If your team is already thinking about content scale, SEO structure, case studies, and long-term marketing operations, Webflow will age better. You may do a little more work upfront, but you’ll probably regret it less later.

So which should you choose?

  • Choose Framer for speed, launch quality, and design-led pages.
  • Choose Webflow for scale, structure, and serious marketing site growth.

If I had to make the call for a typical early-stage product launch tomorrow, I’d pick Framer.

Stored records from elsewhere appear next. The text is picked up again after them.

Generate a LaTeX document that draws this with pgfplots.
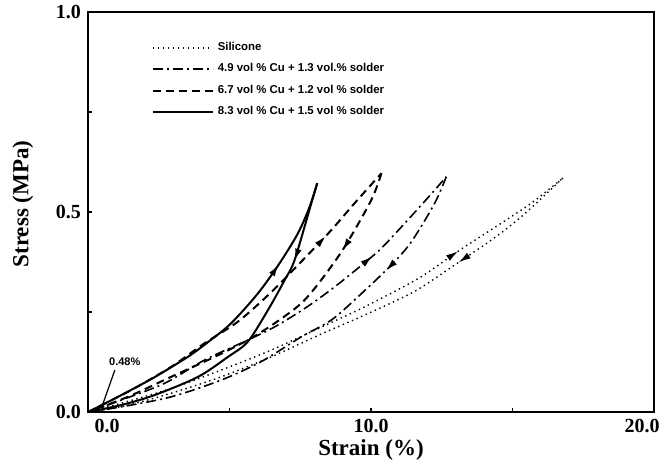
\documentclass[border=0pt]{standalone}
\usepackage{fontspec}
\setmainfont{Liberation Serif}
\newfontfamily\legfont{Liberation Sans}
\usepackage{pgfplots}
\pgfplotsset{compat=1.18}
\usetikzlibrary{decorations.markings,arrows.meta}

\tikzset{
  sil/.style={black, line width=0.7pt, dash pattern=on 0.7pt off 1.8pt},
  cuA/.style={black, line width=0.8pt, dash pattern=on 5pt off 2pt on 1pt off 2pt},
  cuB/.style={black, line width=1pt, dash pattern=on 4pt off 2.5pt},
  cuC/.style={black, line width=1pt},
  arr/.style={postaction={decorate}, decoration={markings,
      mark=at position #1 with {\arrow{Latex[length=6pt,width=3.4pt]}}}}
}

\begin{document}
\begin{tikzpicture}
\begin{axis}[
    scale only axis,
    width=283pt, height=200pt,
    xmin=0, xmax=20, ymin=0, ymax=1,
    xtick={0,5,10,15,20},
    xticklabels={\hspace*{19pt}0.0,,10.0,,20.0\hspace*{12pt}},
    ytick={0,0.25,0.5,0.75,1},
    yticklabels={0.0,,0.5,,1.0},
    tick pos=left, tick align=inside,
    major tick length=2pt,
    tick style={black, line width=0.8pt},
    axis line style={line width=1.2pt},
    /pgf/number format/assume math mode=true,
    tick label style={font=\bfseries\fontsize{10}{12}\selectfont},
    xlabel={Strain (\%)},
    ylabel={Stress (MPa)},
    label style={font=\bfseries\fontsize{11.5}{13}\selectfont},
    xlabel style={at={(rel axis cs:0.5,-0.095)}, anchor=center},
    ylabel style={at={(rel axis cs:-0.115,0.52)}, anchor=center},
    legend style={at={(rel axis cs:0.112,0.935)}, anchor=north west,
        draw=none, fill=none, inner sep=0pt, row sep=1pt,
        font=\legfont\bfseries\fontsize{5.7}{6.5}\selectfont},
    legend cell align=left,
    legend image code/.code={\draw[#1] (0pt,0pt) -- (30pt,0pt);},
  ]
\coordinate (sw) at (rel axis cs:0,0);
\coordinate (ne) at (rel axis cs:1,1);

% legend entries
\addlegendimage{sil}
\addlegendentry{Silicone}
\addlegendimage{cuA}
\addlegendentry{4.9 vol \% Cu + 1.3 vol.\% solder}
\addlegendimage{cuB}
\addlegendentry{6.7 vol \% Cu + 1.2 vol \% solder}
\addlegendimage{cuC}
\addlegendentry{8.3 vol \% Cu + 1.5 vol \% solder}

% silicone
\addplot[sil, smooth, arr=0.76, forget plot] coordinates {
  (0,0) (1.18,0.022) (2.94,0.059) (4.71,0.105) (6.48,0.155) (8.48,0.22)
  (9.78,0.263) (11.7,0.335) (13.14,0.405) (14.56,0.47) (15.72,0.525) (16.78,0.585)};
\addplot[sil, smooth, arr=0.25, forget plot] coordinates {
  (16.78,0.585) (15.5,0.50) (14.45,0.44) (12.8,0.36) (11.5,0.30) (9.7,0.24)
  (8.24,0.195) (6.48,0.138) (4.71,0.088) (2.94,0.047) (1.18,0.013) (0,0)};

% 4.9 vol% Cu
\addplot[cuA, smooth, arr=0.75, forget plot] coordinates {
  (0,0) (1.18,0.03) (2.71,0.072) (4.12,0.13) (5.65,0.18) (6.60,0.213)
  (7.66,0.259) (8.72,0.313) (9.89,0.38) (10.48,0.4175) (11.78,0.5175) (12.66,0.588)};
\addplot[cuA, smooth, arr=0.25, forget plot] coordinates {
  (12.66,0.588) (12.25,0.522) (11.43,0.426) (10.72,0.3675) (9.54,0.288)
  (8.60,0.23) (7.54,0.188) (6.12,0.126) (4.71,0.08) (2.94,0.038) (1.18,0.013) (0,0)};

% 6.7 vol% Cu
\addplot[cuB, smooth, arr=0.78, forget plot] coordinates {
  (0,0) (1.53,0.055) (2.94,0.113) (4.12,0.172) (5.30,0.226) (6.48,0.30)
  (7.66,0.385) (8.60,0.455) (9.42,0.522) (10.37,0.597)};
\addplot[cuB, smooth, arr=0.22, forget plot] coordinates {
  (10.37,0.597) (10.01,0.53) (9.07,0.413) (8.24,0.33) (7.54,0.272)
  (6.60,0.222) (5.65,0.18) (4.48,0.138) (2.94,0.088) (1.41,0.038) (0,0)};

% 8.3 vol% Cu
\addplot[cuC, smooth, arr=0.73, forget plot] coordinates {
  (0,0) (1.06,0.038) (2.3,0.085) (3.53,0.138) (4.3,0.178) (5.06,0.222)
  (6.01,0.297) (6.77,0.372) (7.42,0.447) (7.83,0.513) (8.10,0.572)};
\addplot[cuC, smooth, arr=0.23, forget plot] coordinates {
  (8.10,0.572) (7.89,0.5217) (7.30,0.38) (6.95,0.33) (6.36,0.255) (5.65,0.176)
  (4.95,0.138) (3.89,0.088) (2.36,0.0425) (1.18,0.0175) (0,0)};

% annotation
\node[font=\legfont\bfseries\fontsize{5.5}{6}\selectfont] at (axis cs:1.3,0.125) {0.48\%};
\draw[line width=0.6pt] (axis cs:0.95,0.105) -- (axis cs:0.5,0.015);
\end{axis}
\pgfresetboundingbox
\path ([xshift=-44pt,yshift=-30.5pt]sw) rectangle ([xshift=4pt,yshift=6pt]ne);
\end{tikzpicture}
\end{document}
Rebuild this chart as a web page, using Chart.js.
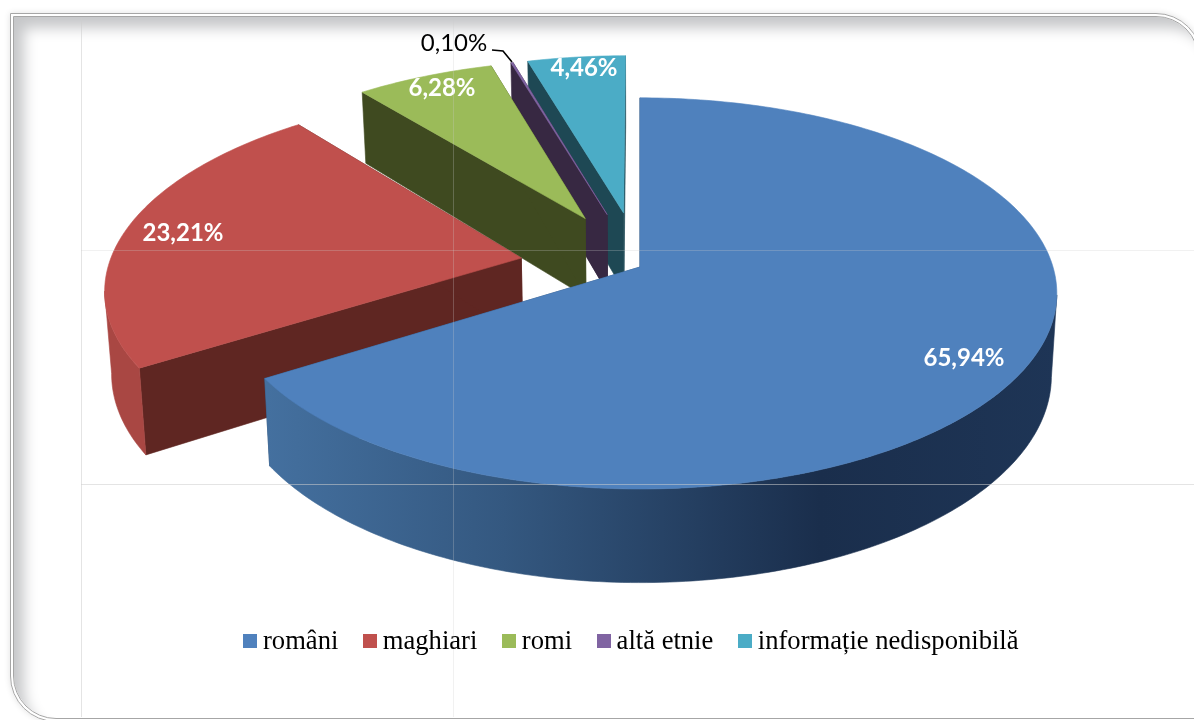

If I were setting up a B2B company’s marketing site for the next two years, I’d pick Webflow.

That’s really the split.

FAQ

Is Webflow better than Framer for SEO?

Usually, Webflow is better for long-term SEO-heavy sites because it handles structured content and CMS-driven pages more comfortably.

But for a single product landing page, the difference is often smaller than people think.

Is Framer only for designers?

No, but designers tend to love it faster.

Founders and marketers can use it too, especially for straightforward landing pages. It’s one of the reasons Framer has grown so quickly.

Which is easier to learn, Webflow or Framer?

Framer is easier to pick up for most people.

Webflow has more of a learning curve because it expects you to think in a more structured web-building way.

Which is best for startups?

For early-stage startups building product landing pages, Framer is often the best for speed and polish.

For startups already investing in content marketing and a broader site system, Webflow may be the better long-term choice.

Can you migrate later if you choose wrong?

Yes, but it’s annoying.

Not impossible. Just annoying enough that it’s worth choosing carefully upfront. Layouts, CMS structure, components, and SEO setups don’t transfer cleanly. So while you can switch, it’s better not to treat the decision as temporary unless you have to.